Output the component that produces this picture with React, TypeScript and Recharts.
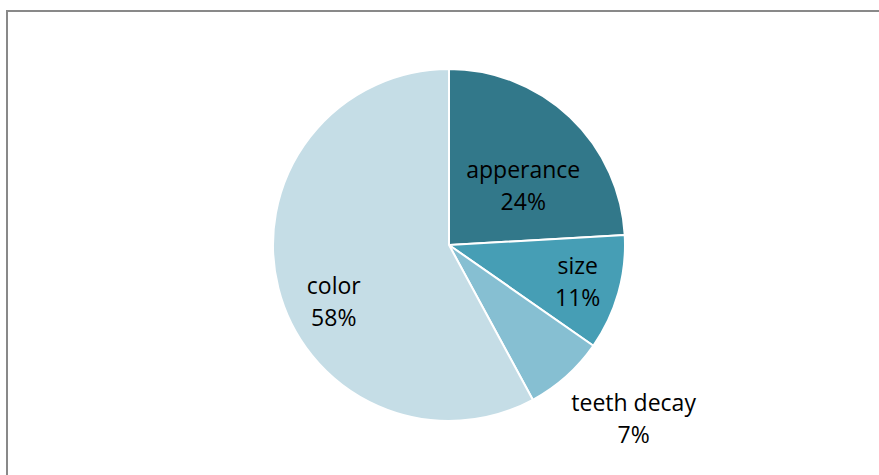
import { PieChart, Pie, Cell } from 'recharts';

const categories = ['apperance', 'size', 'teeth decay', 'color'];
const shares = [24.1, 10.6, 7.4, 57.9];
const shareLabels = [24, 11, 7, 58];
const sliceColors = ['#32788A', '#469EB5', '#86BFD2', '#C5DDE6'];

const data = categories.map((name, i) => ({ name, value: shares[i], label: shareLabels[i] }));

// label placement tweaks (radius factor, clockwise angle shift in degrees)
const LABEL_R = [0.54, 0.76, 1.44, 0.73];
const LABEL_SHIFT = [8, 0, -5, -12];

const RAD = Math.PI / 180;

function SliceLabel({ cx, cy, midAngle, outerRadius, index }: any) {
    const r = outerRadius * LABEL_R[index];
    const a = (midAngle - LABEL_SHIFT[index]) * RAD;
    const x = cx + r * Math.cos(a);
    const y = cy - r * Math.sin(a);
    return (
        <text
            x={x}
            y={y}
            fill="#000"
            fontSize={23}
            fontFamily="'Open Sans', sans-serif"
            textAnchor="middle"
        >
            <tspan x={x} dy={-8}>{data[index].name}</tspan>
            <tspan x={x} dy={32}>{data[index].label}%</tspan>
        </text>
    );
}

export default function App() {
    return (
        <div style={{ position: 'absolute', left: 0, top: 0, width: 879, height: 475, overflow: 'hidden', background: '#fff' }}>
            <div
                style={{
                    position: 'absolute', left: 6, top: 10, width: 900, height: 500,
                    borderLeft: '2px solid #898989', borderTop: '2px solid #898989',
                }}
            />
            <div style={{ position: 'absolute', left: 0, top: 0 }}>
                <PieChart width={879} height={475} margin={{ top: 0, right: 0, bottom: 0, left: 0 }}>
                    <Pie
                        data={data}
                        dataKey="value"
                        cx={449}
                        cy={245}
                        outerRadius={176}
                        startAngle={90}
                        endAngle={-270}
                        stroke="#fff"
                        strokeWidth={2}
                        label={SliceLabel}
                        labelLine={false}
                        isAnimationActive={false}
                    >
                        {data.map((d, i) => (
                            <Cell key={d.name} fill={sliceColors[i]} />
                        ))}
                    </Pie>
                </PieChart>
            </div>
        </div>
    );
}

━━━

(Task objective) Every line above should be returned word for word, with the pictures left behind.

(Reply to the exercise)
Output the component that produces this picture with React, TypeScript and Recharts.
import { PieChart, Pie, Cell } from 'recharts';

const categories = ['apperance', 'size', 'teeth decay', 'color'];
const shares = [24.1, 10.6, 7.4, 57.9];
const shareLabels = [24, 11, 7, 58];
const sliceColors = ['#32788A', '#469EB5', '#86BFD2', '#C5DDE6'];

const data = categories.map((name, i) => ({ name, value: shares[i], label: shareLabels[i] }));

// label placement tweaks (radius factor, clockwise angle shift in degrees)
const LABEL_R = [0.54, 0.76, 1.44, 0.73];
const LABEL_SHIFT = [8, 0, -5, -12];

const RAD = Math.PI / 180;

function SliceLabel({ cx, cy, midAngle, outerRadius, index }: any) {
    const r = outerRadius * LABEL_R[index];
    const a = (midAngle - LABEL_SHIFT[index]) * RAD;
    const x = cx + r * Math.cos(a);
    const y = cy - r * Math.sin(a);
    return (
        <text
            x={x}
            y={y}
            fill="#000"
            fontSize={23}
            fontFamily="'Open Sans', sans-serif"
            textAnchor="middle"
        >
            <tspan x={x} dy={-8}>{data[index].name}</tspan>
            <tspan x={x} dy={32}>{data[index].label}%</tspan>
        </text>
    );
}

export default function App() {
    return (
        <div style={{ position: 'absolute', left: 0, top: 0, width: 879, height: 475, overflow: 'hidden', background: '#fff' }}>
            <div
                style={{
                    position: 'absolute', left: 6, top: 10, width: 900, height: 500,
                    borderLeft: '2px solid #898989', borderTop: '2px solid #898989',
                }}
            />
            <div style={{ position: 'absolute', left: 0, top: 0 }}>
                <PieChart width={879} height={475} margin={{ top: 0, right: 0, bottom: 0, left: 0 }}>
                    <Pie
                        data={data}
                        dataKey="value"
                        cx={449}
                        cy={245}
                        outerRadius={176}
                        startAngle={90}
                        endAngle={-270}
                        stroke="#fff"
                        strokeWidth={2}
                        label={SliceLabel}
                        labelLine={false}
                        isAnimationActive={false}
                    >
                        {data.map((d, i) => (
                            <Cell key={d.name} fill={sliceColors[i]} />
                        ))}
                    </Pie>
                </PieChart>
            </div>
        </div>
    );
}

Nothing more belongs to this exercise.